What is a typical product? It’s everything that grows in specific geographic areas, is cultivated according to work methods handed down from one generation to another and on which peculiar food traditions are based.
In particular, a product is considered “typical” when all the following features are present:
- A historical memory of all the traditions related to the product;
- The geographic localization of production areas;
- The quality of the raw materials used in production;
- The preparation techniques, the experience of the artisans, the tools used, the pacing, the means and the methods of the preparation.
Let’s find out more about the typical products of Valdichiana Senese.
The extra-virgin olive oil produced in Valdichiana Senese has two very peculiar features: it is bitter and it tingles. Those effects are actually quite positive: they are caused by polyphenols, which act as antioxidizing agents that slow down cellular aging. So, if you happen to taste our oil and find it slightly bitter and/or tingly, remember that it is not only a very high-quality oil, but a very healthy food too.
Its characteristics are highlighted when used uncooked on a variety of dishes, from vegetable and bean soups to meats, from crudités to cheeses – and don’t miss our traditional Tuscan bruschetta.
Even if you don’t like fatty hams, we bet you’ll make an exception for the cinta senese ham: its fat is rich in oleic acids, a substance that can also be found in olive oil and that keeps bad cholesterol and cardiovascular diseases at bay. Its texture is much more fluid and pleasant: you won’t even notice its presence.

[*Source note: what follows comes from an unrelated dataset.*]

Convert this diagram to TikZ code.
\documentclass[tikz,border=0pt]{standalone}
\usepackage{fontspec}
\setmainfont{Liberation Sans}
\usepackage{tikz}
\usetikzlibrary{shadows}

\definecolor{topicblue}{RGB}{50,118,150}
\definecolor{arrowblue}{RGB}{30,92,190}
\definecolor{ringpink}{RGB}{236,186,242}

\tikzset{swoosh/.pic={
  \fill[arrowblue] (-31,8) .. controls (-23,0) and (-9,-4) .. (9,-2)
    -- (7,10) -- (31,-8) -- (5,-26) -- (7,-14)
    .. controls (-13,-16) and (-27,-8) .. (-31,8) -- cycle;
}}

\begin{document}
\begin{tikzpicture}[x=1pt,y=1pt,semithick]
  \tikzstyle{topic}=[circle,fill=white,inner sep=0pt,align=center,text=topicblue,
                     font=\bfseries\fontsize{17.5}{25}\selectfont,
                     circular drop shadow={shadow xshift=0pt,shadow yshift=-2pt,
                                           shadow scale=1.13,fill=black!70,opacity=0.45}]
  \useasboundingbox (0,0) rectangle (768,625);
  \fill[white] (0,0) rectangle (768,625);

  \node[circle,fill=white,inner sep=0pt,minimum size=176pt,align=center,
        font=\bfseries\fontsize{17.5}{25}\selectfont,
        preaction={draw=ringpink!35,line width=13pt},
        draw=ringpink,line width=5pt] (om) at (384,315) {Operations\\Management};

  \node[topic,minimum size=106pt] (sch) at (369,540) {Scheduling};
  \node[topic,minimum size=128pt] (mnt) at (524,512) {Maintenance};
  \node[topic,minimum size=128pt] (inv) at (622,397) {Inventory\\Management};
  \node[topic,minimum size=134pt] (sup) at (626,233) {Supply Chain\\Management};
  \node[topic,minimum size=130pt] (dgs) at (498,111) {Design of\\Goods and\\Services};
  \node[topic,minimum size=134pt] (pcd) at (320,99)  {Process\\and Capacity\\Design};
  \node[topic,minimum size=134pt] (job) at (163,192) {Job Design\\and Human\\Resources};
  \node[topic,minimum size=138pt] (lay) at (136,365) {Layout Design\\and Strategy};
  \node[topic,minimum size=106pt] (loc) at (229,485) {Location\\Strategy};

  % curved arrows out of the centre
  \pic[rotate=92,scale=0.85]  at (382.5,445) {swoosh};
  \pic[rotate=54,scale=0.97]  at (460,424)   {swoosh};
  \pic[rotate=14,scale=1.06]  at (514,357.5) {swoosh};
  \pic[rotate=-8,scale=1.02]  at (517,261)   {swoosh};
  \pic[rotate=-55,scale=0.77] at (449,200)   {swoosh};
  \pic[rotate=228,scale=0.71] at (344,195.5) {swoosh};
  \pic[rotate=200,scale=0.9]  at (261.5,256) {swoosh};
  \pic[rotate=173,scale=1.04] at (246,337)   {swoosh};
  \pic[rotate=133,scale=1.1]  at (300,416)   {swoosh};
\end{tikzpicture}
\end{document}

Pecorino: a name, one thousand flavors: fresh, very fresh, hard, aged under ashes or straw, in walnut leaves or into pits in the terrain. And if this variety of flavors isn’t enough, try playing with contrasting tastes: we suggest tasting pecorino accompanied by honey or fruit/vegetable preserves.
The typical Tuscan landscape shows our wine-producing calling: kilometers upon kilometers of splendid vineyards cover the hills of Valdichiana and Val d’Orcia. The undisputed king of red wines in this land is the Sangiovese: a red grape of excellent quality and character that is not easy to grow and cultivate, giving different results depending on the microclimate and the terrain on which it grows.

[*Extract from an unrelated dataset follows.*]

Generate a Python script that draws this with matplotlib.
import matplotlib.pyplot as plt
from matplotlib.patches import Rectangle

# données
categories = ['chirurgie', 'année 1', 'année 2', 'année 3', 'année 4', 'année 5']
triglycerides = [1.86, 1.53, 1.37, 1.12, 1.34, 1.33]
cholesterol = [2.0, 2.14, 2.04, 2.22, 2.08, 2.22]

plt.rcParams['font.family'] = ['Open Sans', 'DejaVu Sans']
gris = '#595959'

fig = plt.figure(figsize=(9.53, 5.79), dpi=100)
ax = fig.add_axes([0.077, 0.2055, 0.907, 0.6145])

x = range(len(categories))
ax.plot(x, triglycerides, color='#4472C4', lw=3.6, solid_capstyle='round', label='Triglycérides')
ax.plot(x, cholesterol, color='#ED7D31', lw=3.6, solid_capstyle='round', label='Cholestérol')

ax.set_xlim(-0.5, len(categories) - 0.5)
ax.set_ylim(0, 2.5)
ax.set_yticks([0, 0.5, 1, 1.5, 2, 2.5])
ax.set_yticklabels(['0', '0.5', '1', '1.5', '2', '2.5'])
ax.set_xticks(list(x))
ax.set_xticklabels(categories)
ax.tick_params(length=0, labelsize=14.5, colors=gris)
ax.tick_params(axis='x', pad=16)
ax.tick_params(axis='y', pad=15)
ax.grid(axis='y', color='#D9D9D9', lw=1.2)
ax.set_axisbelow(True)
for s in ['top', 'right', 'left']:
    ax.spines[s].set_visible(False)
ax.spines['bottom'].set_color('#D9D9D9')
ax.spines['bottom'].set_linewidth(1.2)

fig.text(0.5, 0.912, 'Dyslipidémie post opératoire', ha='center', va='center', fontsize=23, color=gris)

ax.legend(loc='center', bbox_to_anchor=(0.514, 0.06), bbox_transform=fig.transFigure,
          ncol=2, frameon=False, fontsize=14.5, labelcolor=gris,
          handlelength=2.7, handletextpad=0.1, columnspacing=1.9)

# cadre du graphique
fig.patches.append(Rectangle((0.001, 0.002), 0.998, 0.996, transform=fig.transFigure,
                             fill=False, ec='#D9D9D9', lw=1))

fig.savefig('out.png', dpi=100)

The Chianina is the world’s largest cattle breed; it originates in Valdichiana. This giant, docile bovine has been our treasured ally for centuries, thanks to its aptitude for work and the quality of its meat. The authentic “Florentine steak” (Bistecca alla Fiorentina) comes from the meat of this animal: here, it’s still raised the traditional way, letting it live a healthy lifestyle and respecting its biological clock.

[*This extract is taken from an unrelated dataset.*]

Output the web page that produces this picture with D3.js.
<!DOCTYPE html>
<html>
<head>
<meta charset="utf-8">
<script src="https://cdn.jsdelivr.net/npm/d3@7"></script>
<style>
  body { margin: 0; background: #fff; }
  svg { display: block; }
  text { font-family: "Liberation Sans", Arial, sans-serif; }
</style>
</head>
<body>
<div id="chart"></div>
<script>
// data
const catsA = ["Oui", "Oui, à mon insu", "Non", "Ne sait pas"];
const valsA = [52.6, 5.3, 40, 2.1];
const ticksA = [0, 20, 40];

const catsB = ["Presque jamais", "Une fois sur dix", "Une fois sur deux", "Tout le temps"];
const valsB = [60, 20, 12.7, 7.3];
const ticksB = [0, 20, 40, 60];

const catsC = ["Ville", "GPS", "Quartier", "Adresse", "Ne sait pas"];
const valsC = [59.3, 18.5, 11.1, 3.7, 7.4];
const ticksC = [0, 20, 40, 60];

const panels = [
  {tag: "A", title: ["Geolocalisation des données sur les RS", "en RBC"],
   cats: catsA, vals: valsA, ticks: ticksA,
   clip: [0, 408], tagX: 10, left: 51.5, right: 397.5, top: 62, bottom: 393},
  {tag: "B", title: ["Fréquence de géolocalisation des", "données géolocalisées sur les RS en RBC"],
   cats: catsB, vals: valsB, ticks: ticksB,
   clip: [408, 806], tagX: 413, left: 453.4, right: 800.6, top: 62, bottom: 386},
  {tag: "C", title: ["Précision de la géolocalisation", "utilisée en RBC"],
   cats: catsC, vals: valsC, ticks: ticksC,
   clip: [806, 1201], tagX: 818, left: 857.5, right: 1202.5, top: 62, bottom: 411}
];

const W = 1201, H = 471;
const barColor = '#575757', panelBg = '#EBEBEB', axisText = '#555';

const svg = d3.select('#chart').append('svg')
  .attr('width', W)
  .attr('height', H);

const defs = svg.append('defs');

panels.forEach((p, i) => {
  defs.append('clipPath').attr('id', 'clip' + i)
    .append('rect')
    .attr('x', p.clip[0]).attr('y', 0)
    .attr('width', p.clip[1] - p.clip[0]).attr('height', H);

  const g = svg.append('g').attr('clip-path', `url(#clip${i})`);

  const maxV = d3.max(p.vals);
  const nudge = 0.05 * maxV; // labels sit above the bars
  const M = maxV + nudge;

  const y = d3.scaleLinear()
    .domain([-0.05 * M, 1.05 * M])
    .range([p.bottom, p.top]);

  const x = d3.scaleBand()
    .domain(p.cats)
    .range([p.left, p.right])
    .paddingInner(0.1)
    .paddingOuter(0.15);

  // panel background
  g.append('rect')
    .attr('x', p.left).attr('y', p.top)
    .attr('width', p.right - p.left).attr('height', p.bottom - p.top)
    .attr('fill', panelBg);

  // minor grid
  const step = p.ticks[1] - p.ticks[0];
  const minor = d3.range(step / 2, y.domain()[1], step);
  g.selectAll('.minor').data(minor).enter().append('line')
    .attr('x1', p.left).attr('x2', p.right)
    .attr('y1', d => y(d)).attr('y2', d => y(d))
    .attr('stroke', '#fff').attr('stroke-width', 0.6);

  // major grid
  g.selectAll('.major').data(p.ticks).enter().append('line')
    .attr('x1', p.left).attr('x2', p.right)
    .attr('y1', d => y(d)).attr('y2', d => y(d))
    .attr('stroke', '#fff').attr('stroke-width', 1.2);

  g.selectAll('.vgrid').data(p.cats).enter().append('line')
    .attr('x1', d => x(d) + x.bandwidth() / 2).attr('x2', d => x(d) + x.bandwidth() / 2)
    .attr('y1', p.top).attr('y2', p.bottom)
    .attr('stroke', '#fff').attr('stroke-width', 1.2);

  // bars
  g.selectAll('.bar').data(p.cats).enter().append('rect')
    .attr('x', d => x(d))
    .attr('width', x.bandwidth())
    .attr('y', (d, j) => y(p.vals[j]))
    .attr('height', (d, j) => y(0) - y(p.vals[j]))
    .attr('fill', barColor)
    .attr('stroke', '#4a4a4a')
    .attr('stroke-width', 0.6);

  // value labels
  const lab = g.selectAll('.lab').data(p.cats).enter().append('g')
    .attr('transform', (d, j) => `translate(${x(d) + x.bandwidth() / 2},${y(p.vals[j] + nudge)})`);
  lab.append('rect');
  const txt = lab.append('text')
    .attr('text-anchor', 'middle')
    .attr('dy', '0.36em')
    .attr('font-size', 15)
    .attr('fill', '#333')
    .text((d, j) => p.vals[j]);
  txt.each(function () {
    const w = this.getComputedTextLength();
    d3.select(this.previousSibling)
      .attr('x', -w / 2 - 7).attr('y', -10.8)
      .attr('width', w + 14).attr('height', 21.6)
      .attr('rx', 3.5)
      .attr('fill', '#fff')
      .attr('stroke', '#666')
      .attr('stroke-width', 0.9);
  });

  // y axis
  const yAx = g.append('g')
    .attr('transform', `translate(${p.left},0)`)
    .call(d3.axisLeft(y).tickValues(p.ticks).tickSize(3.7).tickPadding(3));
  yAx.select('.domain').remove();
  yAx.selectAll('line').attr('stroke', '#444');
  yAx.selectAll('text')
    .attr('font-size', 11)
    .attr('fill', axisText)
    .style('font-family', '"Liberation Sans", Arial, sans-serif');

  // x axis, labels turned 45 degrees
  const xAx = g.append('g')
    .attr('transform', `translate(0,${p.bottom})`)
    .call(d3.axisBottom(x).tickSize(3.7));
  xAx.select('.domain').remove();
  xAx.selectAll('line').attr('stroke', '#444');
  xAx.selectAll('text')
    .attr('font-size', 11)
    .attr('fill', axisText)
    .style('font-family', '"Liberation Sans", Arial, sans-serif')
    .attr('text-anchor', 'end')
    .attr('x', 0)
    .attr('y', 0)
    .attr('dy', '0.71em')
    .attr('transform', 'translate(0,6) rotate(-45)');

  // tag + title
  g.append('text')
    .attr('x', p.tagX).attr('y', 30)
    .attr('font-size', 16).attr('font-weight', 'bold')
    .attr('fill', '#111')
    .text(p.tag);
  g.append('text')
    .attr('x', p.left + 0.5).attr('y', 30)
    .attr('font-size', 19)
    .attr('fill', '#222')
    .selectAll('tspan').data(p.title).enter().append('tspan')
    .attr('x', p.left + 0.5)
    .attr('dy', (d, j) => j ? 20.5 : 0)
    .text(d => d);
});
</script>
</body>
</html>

“Shall we have a bit of Vin Santo?” is the customary phrase you’ll hear at the end of any meal, is the offer to an incoming guest, an invitation to conviviality and to lift one’s spirits with the touch of something sweet. Cantucci and Vin Santo is not only a dessert, is the Tuscan way of sharing a slice of happiness.
Next, we have a kind of pasta that is hand-crafted in the Senese countryside – somewhat akin to spaghetti, but with a rawer look. This pasta is very versatile, and the only limit in the choice of the accompanying sauce is the inspiration of the “massaie” (housewives) of the Chiana. Expect to encounter, in your travels through Valdichiana senese, the pici all’aglione, pici with Chianina ragu, pici cacio e pepe (with cheese and ground pepper) and pici alle briciole (with breadcrumbs).
The Aglione is a giant variety of garlic with a peculiar tingling aroma – although it actually has a much more delicate flavor than regular garlic. It’s ivory white, almost spherical (barely flattened at its poles), and hosts typically six big and distinct bulblets. The weight of this kind of garlic can go up to 800 grams. The Aglione della Valdichiana is a plant used in the traditional Tuscan cuisine, favored because of its particular organoleptic properties, its sugary flavor and its high digestibility (insofar as it doesn’t contain allin).